カフェ&バー「Paradise Lounge」

 展望ギャラリーの先には、46階から渋谷ストリーム、恵比寿方面を望めるカフェ&バー「Paradise Lounge(パラダイスラウンジ)」がある。レッドとホワイトを基調としたインテリアデザインは、世界的に有名なデザイナーのトム・ディクソンさんが担当し、渋谷の街やスクランブル交差点をイメージした空間づくりを行ったという。カウンタースペースでは軽食やスイーツ、コーヒー、アルコールなどのメニューを提供。

 ラウンジに流れるBGMはFPM(Fantastic Plastic Machine)の田中知之さんがセレクトするほか、カウンター内にはDJブースも用意。今後、音楽イベントやパーティーなどの利用もありそうだ。

旅の思い出を買うなら、ここでしか買えない限定品を

 カフェ&バーを過ぎると、渋谷スカイの締めくくり。渋谷ならではの土産やグッズがそろう「SHIBUYA SKY SOUVENIR SHOP(渋谷スカイスーベニアショップ)」へ行き着く。

 「日本」「東京」「渋谷」のカルチャーとライフスタイルが体感できる土産がそろう。

「渋谷プティシーガル」(ヨックモック)

「渋スク」オリジナルパッケージの「バームクーヘントゥルム」(ユーハイム)

渋谷区観光協会公認土産の「ハチチョコ」

 渋谷の街をパッケージデザインに採用した「渋谷プティシーガル」(ヨックモック)や、渋スクをデザインした「SHIBUYA SKYフールセック」(コロンバン)、「バームクーヘントゥルム」(ユーハイム)、忠犬ハチ公像を模った「ハチチョコ」など、渋スク限定や渋谷ならではの菓子やオリジナル商品が多数並ぶ量販店などで土産を手にするのであれば、渋谷スカイでしか買えないものも狙い目だ。

渋スクならではのフォトサービスも

 スーベニアショップの店の前には、渋スクを背景にトリックアートが撮影できるフォトスポットも開設。撮影料は1,500円。旅の記念に家族や友人たちとワイワイ撮影するのも楽しい思い出になるだろう。プリントした写真は1階下った45階のスーベニアショップで受け取れる。
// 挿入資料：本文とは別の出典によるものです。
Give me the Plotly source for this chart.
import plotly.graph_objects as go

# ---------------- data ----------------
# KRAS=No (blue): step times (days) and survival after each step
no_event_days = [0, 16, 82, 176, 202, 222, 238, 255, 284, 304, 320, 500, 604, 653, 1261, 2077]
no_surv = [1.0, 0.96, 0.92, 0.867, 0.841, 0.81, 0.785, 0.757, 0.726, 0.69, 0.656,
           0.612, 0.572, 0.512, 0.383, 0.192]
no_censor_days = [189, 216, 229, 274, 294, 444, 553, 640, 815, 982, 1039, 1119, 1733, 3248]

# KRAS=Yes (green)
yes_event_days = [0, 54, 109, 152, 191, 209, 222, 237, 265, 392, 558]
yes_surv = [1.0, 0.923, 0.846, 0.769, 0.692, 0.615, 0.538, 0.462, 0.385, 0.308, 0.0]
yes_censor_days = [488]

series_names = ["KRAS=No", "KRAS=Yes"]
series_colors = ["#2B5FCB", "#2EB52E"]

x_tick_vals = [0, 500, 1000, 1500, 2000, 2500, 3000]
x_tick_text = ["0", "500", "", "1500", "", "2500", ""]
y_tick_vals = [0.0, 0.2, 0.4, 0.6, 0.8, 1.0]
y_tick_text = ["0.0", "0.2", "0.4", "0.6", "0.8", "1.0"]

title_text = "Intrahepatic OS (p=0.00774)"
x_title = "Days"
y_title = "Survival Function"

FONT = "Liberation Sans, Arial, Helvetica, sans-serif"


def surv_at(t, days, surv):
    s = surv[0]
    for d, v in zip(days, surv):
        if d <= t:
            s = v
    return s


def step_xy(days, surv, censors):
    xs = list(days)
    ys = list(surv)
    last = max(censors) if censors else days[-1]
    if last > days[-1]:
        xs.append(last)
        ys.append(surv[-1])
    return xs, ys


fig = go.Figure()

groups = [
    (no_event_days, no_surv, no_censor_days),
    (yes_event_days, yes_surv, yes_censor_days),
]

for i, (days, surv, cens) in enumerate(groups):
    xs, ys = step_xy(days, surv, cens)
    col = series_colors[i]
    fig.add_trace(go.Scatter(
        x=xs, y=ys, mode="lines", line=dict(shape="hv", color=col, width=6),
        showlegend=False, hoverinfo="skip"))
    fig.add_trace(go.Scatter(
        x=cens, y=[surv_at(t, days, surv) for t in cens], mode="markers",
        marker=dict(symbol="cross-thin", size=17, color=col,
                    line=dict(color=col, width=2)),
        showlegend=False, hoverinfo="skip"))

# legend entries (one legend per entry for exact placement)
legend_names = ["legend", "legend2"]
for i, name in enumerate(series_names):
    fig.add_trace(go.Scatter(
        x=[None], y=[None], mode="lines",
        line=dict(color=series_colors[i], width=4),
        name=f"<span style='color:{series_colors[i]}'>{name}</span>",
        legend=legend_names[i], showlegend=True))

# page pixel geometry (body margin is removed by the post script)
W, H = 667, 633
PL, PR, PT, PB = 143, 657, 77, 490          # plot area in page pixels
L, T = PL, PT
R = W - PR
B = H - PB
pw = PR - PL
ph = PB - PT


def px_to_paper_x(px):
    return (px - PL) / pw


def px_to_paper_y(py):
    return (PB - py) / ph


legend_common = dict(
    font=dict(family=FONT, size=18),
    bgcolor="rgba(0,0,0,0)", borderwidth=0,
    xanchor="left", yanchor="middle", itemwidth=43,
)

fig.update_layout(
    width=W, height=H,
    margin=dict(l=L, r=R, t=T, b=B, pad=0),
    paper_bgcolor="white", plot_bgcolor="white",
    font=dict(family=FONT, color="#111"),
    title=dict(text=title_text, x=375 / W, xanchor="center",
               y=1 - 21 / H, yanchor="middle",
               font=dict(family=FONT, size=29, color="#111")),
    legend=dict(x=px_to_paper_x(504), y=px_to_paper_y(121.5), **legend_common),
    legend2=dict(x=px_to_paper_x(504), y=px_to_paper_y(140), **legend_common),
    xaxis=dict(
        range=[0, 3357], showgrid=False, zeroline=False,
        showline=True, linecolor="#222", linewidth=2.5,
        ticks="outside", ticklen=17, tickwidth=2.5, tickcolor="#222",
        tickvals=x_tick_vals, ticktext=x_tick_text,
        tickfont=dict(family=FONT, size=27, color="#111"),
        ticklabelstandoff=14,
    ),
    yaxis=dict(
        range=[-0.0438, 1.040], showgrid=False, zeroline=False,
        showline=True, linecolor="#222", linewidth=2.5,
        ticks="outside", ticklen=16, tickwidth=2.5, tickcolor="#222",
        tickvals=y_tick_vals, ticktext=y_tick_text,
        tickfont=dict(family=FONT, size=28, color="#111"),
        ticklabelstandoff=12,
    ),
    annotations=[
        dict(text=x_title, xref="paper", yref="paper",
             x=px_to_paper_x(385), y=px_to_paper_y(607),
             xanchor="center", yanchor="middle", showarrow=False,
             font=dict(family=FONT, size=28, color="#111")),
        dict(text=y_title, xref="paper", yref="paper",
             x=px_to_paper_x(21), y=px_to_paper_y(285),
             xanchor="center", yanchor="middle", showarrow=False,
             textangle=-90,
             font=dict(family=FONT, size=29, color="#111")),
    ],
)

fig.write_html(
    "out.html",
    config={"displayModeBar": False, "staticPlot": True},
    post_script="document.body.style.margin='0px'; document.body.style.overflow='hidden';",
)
 気になる入場チケットの料金は、公式サイトでの事前予約の場合、大人(18歳以上)=1,800円(当日券2,000円)、中学生・高校生=1,400円(当日券1,600円)、小学生=900円(当日券1,000円)、幼児(3歳~5歳)=500円(当日券600円)、3歳未満無料。開業日の11月1日~30日の1カ月間は、サイトからの予約受付のみで、当日券は12月1日以降、窓口で販売を始める予定。

「渋谷スクランブル交差点」から「渋スク」を見上げる

 ウェブでの予約は朝10時から20分単位で日時指定となっているが、展望施設内の滞在時間に制限はない。時間制限なくゆっくりと過ごせるのはうれしい。渋谷をホームグラウンドしている人にも、一度は体験してみてほしい。夕方日没前に入館し、西の方角に夕日が沈むのを眺めた後、サーチライトが点灯する夜景まで楽しみたいところだ。